* [WRITTEN EXERCISE]:
Extract the lines of the material below, beginning with the first and ending with the line that holds "return fig.add_axes([left /". Skip every picture.

* [SOURCE DATA]:
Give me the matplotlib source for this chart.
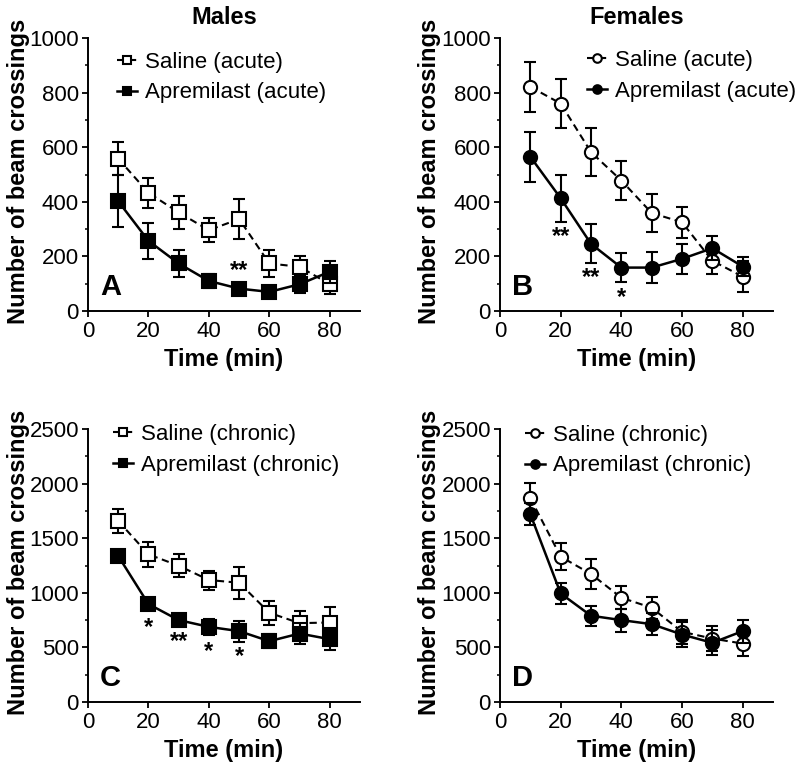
import matplotlib
matplotlib.use('Agg')
from matplotlib import pyplot as plt

plt.rcParams['font.family'] = ['Liberation Sans', 'DejaVu Sans']

time_min = [10, 20, 30, 40, 50, 60, 70, 80]

# A: males, acute
sal_a = [558, 433, 361, 296, 337, 174, 162, 98]
sal_a_err = [60, 55, 60, 45, 73, 48, 40, 35]
apr_a = [402, 257, 174, 110, 82, 70, 98, 144]
apr_a_err = [95, 65, 48, 25, 15, 10, 32, 40]

# B: females, acute
sal_b = [821, 760, 582, 478, 359, 325, 184, 126]
sal_b_err = [92, 88, 88, 72, 68, 57, 48, 57]
apr_b = [565, 413, 246, 159, 159, 191, 230, 163]
apr_b_err = [92, 86, 72, 54, 58, 55, 43, 33]

# C: males, chronic
sal_c = [1658, 1352, 1248, 1117, 1092, 817, 722, 728]
sal_c_err = [110, 112, 107, 87, 145, 112, 115, 140]
apr_c = [1337, 897, 750, 688, 649, 557, 627, 575]
apr_c_err = [30, 40, 55, 70, 95, 65, 95, 100]

# D: females, chronic
sal_d = [1867, 1331, 1172, 955, 863, 643, 581, 535]
sal_d_err = [140, 122, 135, 105, 100, 110, 115, 110]
apr_d = [1720, 994, 790, 750, 713, 618, 542, 649]
apr_d_err = [100, 95, 90, 105, 100, 112, 115, 105]

# significance marks: (x, y, text)
stars_a = [(50, 150, '**')]
stars_b = [(20, 273, '**'), (30, 122, '**'), (40, 50, '*')]
stars_c = [(20, 680, '*'), (30, 550, '**'), (40, 460, '*'), (50, 415, '*')]
stars_d = []

fig = plt.figure(figsize=(8, 7.71), dpi=100)

W, H = 800.0, 771.0


def make_axes(left, right, top, bottom):
    return fig.add_axes([left / W, 1 - bottom / H, (right - left) / W, (bottom - top) / H])


def draw_panel(ax, sal, sal_err, apr, apr_err, marker, tag, ymax, ystep, stars,
               leg_xy, title=None):
    eb_sal = ax.errorbar(time_min, sal, yerr=sal_err, color='black', lw=1.5,
                         ls=(0, (3.5, 2.2)), marker=marker, ms=9.5, mfc='white',
                         mec='black', mew=1.5, capsize=4.5, capthick=1.5,
                         elinewidth=1.5, zorder=2)
    eb_apr = ax.errorbar(time_min, apr, yerr=apr_err, color='black', lw=1.8,
                         marker=marker, ms=9.5, mfc='black', mec='black', mew=1.5,
                         capsize=4.5, capthick=1.5, elinewidth=1.5, zorder=3)
    for x, y, s in stars:
        ax.text(x, y, s, ha='center', va='center', fontsize=17, fontweight='bold')

    ax.set_xlim(0, 90)
    ax.set_ylim(0, ymax)
    ax.set_xticks([0, 20, 40, 60, 80])
    ax.set_yticks(range(0, ymax + 1, ystep))
    ax.set_yticks(range(ystep // 2, ymax, ystep), minor=True)
    ax.spines['top'].set_visible(False)
    ax.spines['right'].set_visible(False)
    for sp in ('left', 'bottom'):
        ax.spines[sp].set_linewidth(1.4)
    ax.tick_params(which='major', length=4.5, width=1.3, labelsize=16, pad=2)
    ax.tick_params(axis='x', pad=3)
    ax.tick_params(which='minor', length=2.5, width=1.1)
    ax.set_xlabel('Time (min)', fontsize=17, fontweight='bold', labelpad=4)
    ax.set_ylabel('Number of beam crossings', fontsize=17, fontweight='bold')
    ax.yaxis.set_label_coords(-0.215, 0.51)
    if title:
        ax.set_title(title, fontsize=17, fontweight='bold', pad=10)

    # legend shows only line + marker, no error bars
    leg = ax.legend([eb_sal.lines[0], eb_apr.lines[0]],
                    ['Saline (%s)' % tag, 'Apremilast (%s)' % tag],
                    loc='upper left', bbox_to_anchor=leg_xy, frameon=False,
                    fontsize=16, handlelength=0.9, handletextpad=0.36,
                    labelspacing=0.43, borderaxespad=0.0, borderpad=0.0,
                    markerscale=0.65)
    return leg


ax_a = make_axes(88, 360, 38, 311)
ax_b = make_axes(500, 773, 38, 311)
ax_c = make_axes(88, 360, 429, 702)
ax_d = make_axes(500, 773, 429, 702)

draw_panel(ax_a, sal_a, sal_a_err, apr_a, apr_a_err, 's', 'acute', 1000, 200,
           stars_a, (0.107, 0.949), 'Males')
draw_panel(ax_b, sal_b, sal_b_err, apr_b, apr_b_err, 'o', 'acute', 1000, 200,
           stars_b, (0.32, 0.956), 'Females')
draw_panel(ax_c, sal_c, sal_c_err, apr_c, apr_c_err, 's', 'chronic', 2500, 500,
           stars_c, (0.092, 1.018))
draw_panel(ax_d, sal_d, sal_d_err, apr_d, apr_d_err, 'o', 'chronic', 2500, 500,
           stars_d, (0.092, 1.015))

for ax, letter in ((ax_a, 'A'), (ax_b, 'B'), (ax_c, 'C'), (ax_d, 'D')):
    ax.text(0.083, 0.088, letter, transform=ax.transAxes, ha='center', va='center',
            fontsize=21, fontweight='bold')

fig.savefig('out.png', dpi=100)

* [WRITTEN SOLUTION]:
Give me the matplotlib source for this chart.
import matplotlib
matplotlib.use('Agg')
from matplotlib import pyplot as plt

plt.rcParams['font.family'] = ['Liberation Sans', 'DejaVu Sans']

time_min = [10, 20, 30, 40, 50, 60, 70, 80]

# A: males, acute
sal_a = [558, 433, 361, 296, 337, 174, 162, 98]
sal_a_err = [60, 55, 60, 45, 73, 48, 40, 35]
apr_a = [402, 257, 174, 110, 82, 70, 98, 144]
apr_a_err = [95, 65, 48, 25, 15, 10, 32, 40]

# B: females, acute
sal_b = [821, 760, 582, 478, 359, 325, 184, 126]
sal_b_err = [92, 88, 88, 72, 68, 57, 48, 57]
apr_b = [565, 413, 246, 159, 159, 191, 230, 163]
apr_b_err = [92, 86, 72, 54, 58, 55, 43, 33]

# C: males, chronic
sal_c = [1658, 1352, 1248, 1117, 1092, 817, 722, 728]
sal_c_err = [110, 112, 107, 87, 145, 112, 115, 140]
apr_c = [1337, 897, 750, 688, 649, 557, 627, 575]
apr_c_err = [30, 40, 55, 70, 95, 65, 95, 100]

# D: females, chronic
sal_d = [1867, 1331, 1172, 955, 863, 643, 581, 535]
sal_d_err = [140, 122, 135, 105, 100, 110, 115, 110]
apr_d = [1720, 994, 790, 750, 713, 618, 542, 649]
apr_d_err = [100, 95, 90, 105, 100, 112, 115, 105]

# significance marks: (x, y, text)
stars_a = [(50, 150, '**')]
stars_b = [(20, 273, '**'), (30, 122, '**'), (40, 50, '*')]
stars_c = [(20, 680, '*'), (30, 550, '**'), (40, 460, '*'), (50, 415, '*')]
stars_d = []

fig = plt.figure(figsize=(8, 7.71), dpi=100)

W, H = 800.0, 771.0


def make_axes(left, right, top, bottom):
    return fig.add_axes([left / W, 1 - bottom / H, (right - left) / W, (bottom - top) / H])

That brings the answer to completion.